Your task is to repeat the entries word for word while leaving out the pictures.

--*--

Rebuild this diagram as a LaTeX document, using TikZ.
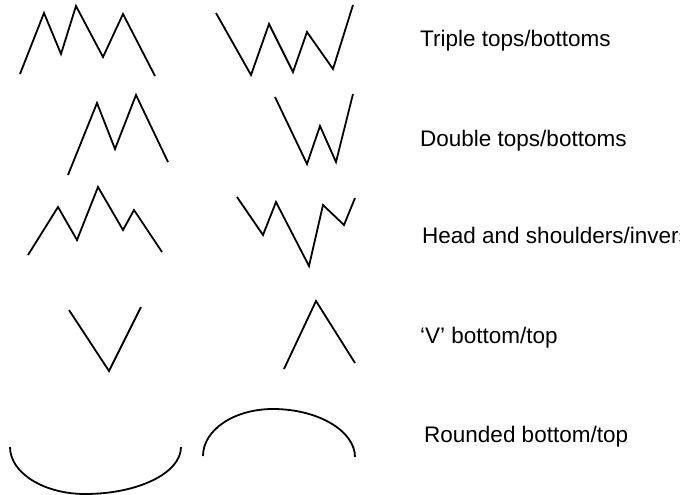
\documentclass[tikz,border=0pt]{standalone}
\usepackage{fontspec}
\setmainfont{Liberation Sans}
\begin{document}
\begin{tikzpicture}[x=1pt,y=-1pt,
  pattern/.style={line width=1.8pt,line join=miter,line cap=butt},
  label/.style={anchor=base west,inner sep=0pt,font=\fontsize{22.5}{26}\selectfont}]
\useasboundingbox (0,0) rectangle (680,495);
\clip (0,0) rectangle (680,495);
% Triple top / bottom
\draw[pattern] (20,74) -- (44,13) -- (61,54) -- (76,6) -- (103,57) -- (123,14) -- (155,76);
\draw[pattern] (216,13) -- (251,75) -- (269,24) -- (293,72) -- (307,32) -- (333,69) -- (353,5);
% Double top / bottom
\draw[pattern] (68,175) -- (97,103) -- (115,149) -- (136,95) -- (168,162);
\draw[pattern] (275,97) -- (307,164) -- (320,126) -- (336,162) -- (353,94);
% Head and shoulders / inverse
\draw[pattern] (28,255) -- (58,207) -- (77,240) -- (98,187) -- (123,230) -- (134,210) -- (162,252);
\draw[pattern] (237,197) -- (263,235) -- (276,202) -- (309,266) -- (323,205) -- (344,225) -- (355,198);
% V bottom / top
\draw[pattern] (69,310) -- (109,371) -- (141,307);
\draw[pattern] (284,369) -- (316,301) -- (355,363);
% Rounded bottom / top
\draw[pattern] (10,447) .. controls (10,473) and (44,494) .. (85,494)
  .. controls (138,494) and (181,473) .. (181,447);
\draw[pattern] (203,456) .. controls (203,430) and (234,409) .. (273,409)
  .. controls (318,409) and (355,431) .. (355,457);
% Labels
\node[label] (t1) at (420,47) {Triple tops/bottoms};
\node[label] (t2) at (420,146) {Double tops/bottoms};
\node[label] (t3) at (422,243) {Head and shoulders/inverse};
\node[label] (t4) at (420,343) {‘V’ bottom/top};
\node[label] (t5) at (424,442) {Rounded bottom/top};
\end{tikzpicture}
\end{document}
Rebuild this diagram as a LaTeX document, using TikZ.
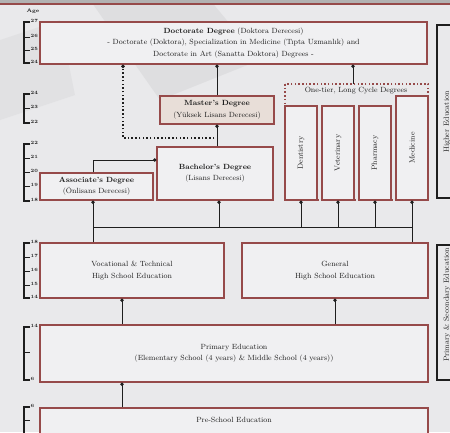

--*--

Finished task:
Rebuild this diagram as a LaTeX document, using TikZ.
\documentclass[tikz,border=0pt]{standalone}
\usepackage{fontspec}
\setmainfont{Liberation Sans}
\begin{document}
\begin{tikzpicture}[x=1pt,y=-1pt,
  pattern/.style={line width=1.8pt,line join=miter,line cap=butt},
  label/.style={anchor=base west,inner sep=0pt,font=\fontsize{22.5}{26}\selectfont}]
\useasboundingbox (0,0) rectangle (680,495);
\clip (0,0) rectangle (680,495);
% Triple top / bottom
\draw[pattern] (20,74) -- (44,13) -- (61,54) -- (76,6) -- (103,57) -- (123,14) -- (155,76);
\draw[pattern] (216,13) -- (251,75) -- (269,24) -- (293,72) -- (307,32) -- (333,69) -- (353,5);
% Double top / bottom
\draw[pattern] (68,175) -- (97,103) -- (115,149) -- (136,95) -- (168,162);
\draw[pattern] (275,97) -- (307,164) -- (320,126) -- (336,162) -- (353,94);
% Head and shoulders / inverse
\draw[pattern] (28,255) -- (58,207) -- (77,240) -- (98,187) -- (123,230) -- (134,210) -- (162,252);
\draw[pattern] (237,197) -- (263,235) -- (276,202) -- (309,266) -- (323,205) -- (344,225) -- (355,198);
% V bottom / top
\draw[pattern] (69,310) -- (109,371) -- (141,307);
\draw[pattern] (284,369) -- (316,301) -- (355,363);
% Rounded bottom / top
\draw[pattern] (10,447) .. controls (10,473) and (44,494) .. (85,494)
  .. controls (138,494) and (181,473) .. (181,447);
\draw[pattern] (203,456) .. controls (203,430) and (234,409) .. (273,409)
  .. controls (318,409) and (355,431) .. (355,457);
% Labels
\node[label] (t1) at (420,47) {Triple tops/bottoms};
\node[label] (t2) at (420,146) {Double tops/bottoms};
\node[label] (t3) at (422,243) {Head and shoulders/inverse};
\node[label] (t4) at (420,343) {‘V’ bottom/top};
\node[label] (t5) at (424,442) {Rounded bottom/top};
\end{tikzpicture}
\end{document}
Rebuild this diagram as a LaTeX document, using TikZ.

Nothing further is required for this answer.